REQUIRED WORK: Please list all lines of the material below in which the string "this" occurs.

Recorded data
(begin)
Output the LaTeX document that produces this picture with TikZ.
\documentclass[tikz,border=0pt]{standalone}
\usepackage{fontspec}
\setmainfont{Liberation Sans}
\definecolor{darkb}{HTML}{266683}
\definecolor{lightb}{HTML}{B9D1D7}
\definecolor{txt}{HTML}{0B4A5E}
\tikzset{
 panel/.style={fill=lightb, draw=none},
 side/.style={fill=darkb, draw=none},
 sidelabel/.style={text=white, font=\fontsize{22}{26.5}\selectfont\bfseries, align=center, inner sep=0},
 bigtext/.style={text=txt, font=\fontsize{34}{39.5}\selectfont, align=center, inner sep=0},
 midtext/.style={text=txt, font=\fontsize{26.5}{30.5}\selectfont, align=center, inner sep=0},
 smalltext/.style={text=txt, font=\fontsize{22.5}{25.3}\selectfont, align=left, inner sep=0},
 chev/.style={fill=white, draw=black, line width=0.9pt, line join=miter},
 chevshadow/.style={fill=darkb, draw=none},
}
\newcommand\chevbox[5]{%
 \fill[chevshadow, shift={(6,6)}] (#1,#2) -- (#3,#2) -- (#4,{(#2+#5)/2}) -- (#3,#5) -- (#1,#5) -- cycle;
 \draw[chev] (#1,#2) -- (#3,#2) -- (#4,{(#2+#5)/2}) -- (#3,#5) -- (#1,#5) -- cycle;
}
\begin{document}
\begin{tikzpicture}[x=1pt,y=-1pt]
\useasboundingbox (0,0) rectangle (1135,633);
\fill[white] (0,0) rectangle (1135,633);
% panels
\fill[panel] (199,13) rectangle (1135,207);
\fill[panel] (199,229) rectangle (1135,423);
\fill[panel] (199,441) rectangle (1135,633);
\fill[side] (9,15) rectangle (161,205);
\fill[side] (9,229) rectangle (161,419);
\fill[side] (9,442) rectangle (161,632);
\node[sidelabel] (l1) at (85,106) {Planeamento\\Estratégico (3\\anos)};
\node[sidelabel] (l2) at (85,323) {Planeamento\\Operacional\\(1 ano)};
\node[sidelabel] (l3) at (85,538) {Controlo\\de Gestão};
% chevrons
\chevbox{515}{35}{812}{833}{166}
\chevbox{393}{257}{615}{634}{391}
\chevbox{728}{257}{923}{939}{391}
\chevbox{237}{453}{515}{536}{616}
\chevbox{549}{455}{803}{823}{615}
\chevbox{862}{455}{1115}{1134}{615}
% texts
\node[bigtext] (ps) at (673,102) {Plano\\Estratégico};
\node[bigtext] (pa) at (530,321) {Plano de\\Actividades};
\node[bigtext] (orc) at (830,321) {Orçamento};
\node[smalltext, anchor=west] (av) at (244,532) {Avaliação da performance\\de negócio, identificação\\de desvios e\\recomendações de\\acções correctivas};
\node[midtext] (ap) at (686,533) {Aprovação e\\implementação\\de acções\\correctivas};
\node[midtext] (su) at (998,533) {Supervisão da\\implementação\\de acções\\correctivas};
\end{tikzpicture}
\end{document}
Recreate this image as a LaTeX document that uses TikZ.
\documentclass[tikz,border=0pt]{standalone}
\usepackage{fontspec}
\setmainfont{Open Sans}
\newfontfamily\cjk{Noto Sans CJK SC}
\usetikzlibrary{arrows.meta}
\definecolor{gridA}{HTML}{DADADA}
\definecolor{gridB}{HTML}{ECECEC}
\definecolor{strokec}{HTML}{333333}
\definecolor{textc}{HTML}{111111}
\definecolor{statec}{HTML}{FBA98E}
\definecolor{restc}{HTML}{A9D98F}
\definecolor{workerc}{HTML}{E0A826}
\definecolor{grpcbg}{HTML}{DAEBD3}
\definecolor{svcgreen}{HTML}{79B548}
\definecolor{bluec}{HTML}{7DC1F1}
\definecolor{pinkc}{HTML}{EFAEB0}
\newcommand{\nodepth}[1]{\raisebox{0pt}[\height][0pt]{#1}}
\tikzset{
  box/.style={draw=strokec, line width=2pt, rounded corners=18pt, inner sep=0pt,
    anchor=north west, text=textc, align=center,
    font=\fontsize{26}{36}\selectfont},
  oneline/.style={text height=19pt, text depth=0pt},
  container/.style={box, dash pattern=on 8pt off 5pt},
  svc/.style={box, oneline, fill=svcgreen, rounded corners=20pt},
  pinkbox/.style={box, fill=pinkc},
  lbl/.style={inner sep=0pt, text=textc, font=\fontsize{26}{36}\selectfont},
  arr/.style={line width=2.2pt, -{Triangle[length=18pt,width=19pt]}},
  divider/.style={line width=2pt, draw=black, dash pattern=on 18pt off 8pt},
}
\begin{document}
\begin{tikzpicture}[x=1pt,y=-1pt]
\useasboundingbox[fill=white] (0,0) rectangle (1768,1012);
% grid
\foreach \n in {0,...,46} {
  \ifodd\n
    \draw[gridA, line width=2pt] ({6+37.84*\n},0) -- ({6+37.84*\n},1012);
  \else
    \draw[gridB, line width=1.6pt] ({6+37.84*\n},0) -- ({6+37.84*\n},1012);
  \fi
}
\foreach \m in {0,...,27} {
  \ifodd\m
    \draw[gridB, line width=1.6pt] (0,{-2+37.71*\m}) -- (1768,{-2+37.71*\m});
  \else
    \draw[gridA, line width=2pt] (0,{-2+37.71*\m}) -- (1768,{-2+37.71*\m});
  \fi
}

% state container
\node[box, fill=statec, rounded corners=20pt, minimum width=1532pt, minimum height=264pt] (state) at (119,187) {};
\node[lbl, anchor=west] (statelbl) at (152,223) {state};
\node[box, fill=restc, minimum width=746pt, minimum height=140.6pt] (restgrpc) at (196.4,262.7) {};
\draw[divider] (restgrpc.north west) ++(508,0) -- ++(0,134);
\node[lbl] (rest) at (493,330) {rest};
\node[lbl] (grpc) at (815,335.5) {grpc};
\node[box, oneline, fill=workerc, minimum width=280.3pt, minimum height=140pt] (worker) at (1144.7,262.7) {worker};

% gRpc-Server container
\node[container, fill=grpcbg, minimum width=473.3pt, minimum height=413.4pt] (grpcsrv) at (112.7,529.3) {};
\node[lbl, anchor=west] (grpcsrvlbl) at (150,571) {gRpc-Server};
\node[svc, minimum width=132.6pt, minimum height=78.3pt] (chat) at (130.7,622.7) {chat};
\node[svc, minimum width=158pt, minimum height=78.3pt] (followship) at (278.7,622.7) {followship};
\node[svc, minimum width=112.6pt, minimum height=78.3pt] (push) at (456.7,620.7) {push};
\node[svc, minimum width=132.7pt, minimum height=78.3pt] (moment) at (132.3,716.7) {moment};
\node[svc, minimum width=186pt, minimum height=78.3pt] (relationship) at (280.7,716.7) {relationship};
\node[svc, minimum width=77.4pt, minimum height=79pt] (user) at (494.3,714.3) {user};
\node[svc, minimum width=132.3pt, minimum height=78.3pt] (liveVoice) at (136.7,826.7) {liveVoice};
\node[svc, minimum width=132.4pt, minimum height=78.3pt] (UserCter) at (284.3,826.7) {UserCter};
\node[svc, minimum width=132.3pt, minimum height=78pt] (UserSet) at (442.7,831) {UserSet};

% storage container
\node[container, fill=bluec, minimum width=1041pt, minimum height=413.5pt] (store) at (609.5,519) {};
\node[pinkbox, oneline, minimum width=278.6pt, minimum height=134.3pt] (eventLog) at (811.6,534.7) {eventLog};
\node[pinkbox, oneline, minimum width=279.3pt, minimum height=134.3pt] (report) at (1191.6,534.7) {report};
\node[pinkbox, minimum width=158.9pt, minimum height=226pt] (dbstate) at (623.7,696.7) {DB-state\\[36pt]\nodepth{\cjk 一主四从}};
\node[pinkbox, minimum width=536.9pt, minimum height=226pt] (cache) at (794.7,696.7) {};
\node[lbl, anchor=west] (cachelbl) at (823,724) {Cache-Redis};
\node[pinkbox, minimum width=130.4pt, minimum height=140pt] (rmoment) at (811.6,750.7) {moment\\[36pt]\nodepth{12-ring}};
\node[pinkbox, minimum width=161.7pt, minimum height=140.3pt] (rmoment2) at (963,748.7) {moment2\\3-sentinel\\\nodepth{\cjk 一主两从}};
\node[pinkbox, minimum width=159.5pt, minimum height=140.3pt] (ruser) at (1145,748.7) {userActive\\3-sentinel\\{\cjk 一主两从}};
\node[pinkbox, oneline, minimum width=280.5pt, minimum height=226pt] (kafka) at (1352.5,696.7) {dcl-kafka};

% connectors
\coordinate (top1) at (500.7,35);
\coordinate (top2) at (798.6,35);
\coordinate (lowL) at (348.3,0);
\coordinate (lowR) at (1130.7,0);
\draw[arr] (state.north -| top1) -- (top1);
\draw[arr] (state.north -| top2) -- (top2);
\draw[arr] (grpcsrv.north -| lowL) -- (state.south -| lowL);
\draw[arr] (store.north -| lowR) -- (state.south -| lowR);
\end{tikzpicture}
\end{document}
(end)
FULL SOLUTION:
Output the LaTeX document that produces this picture with TikZ.
Recreate this image as a LaTeX document that uses TikZ.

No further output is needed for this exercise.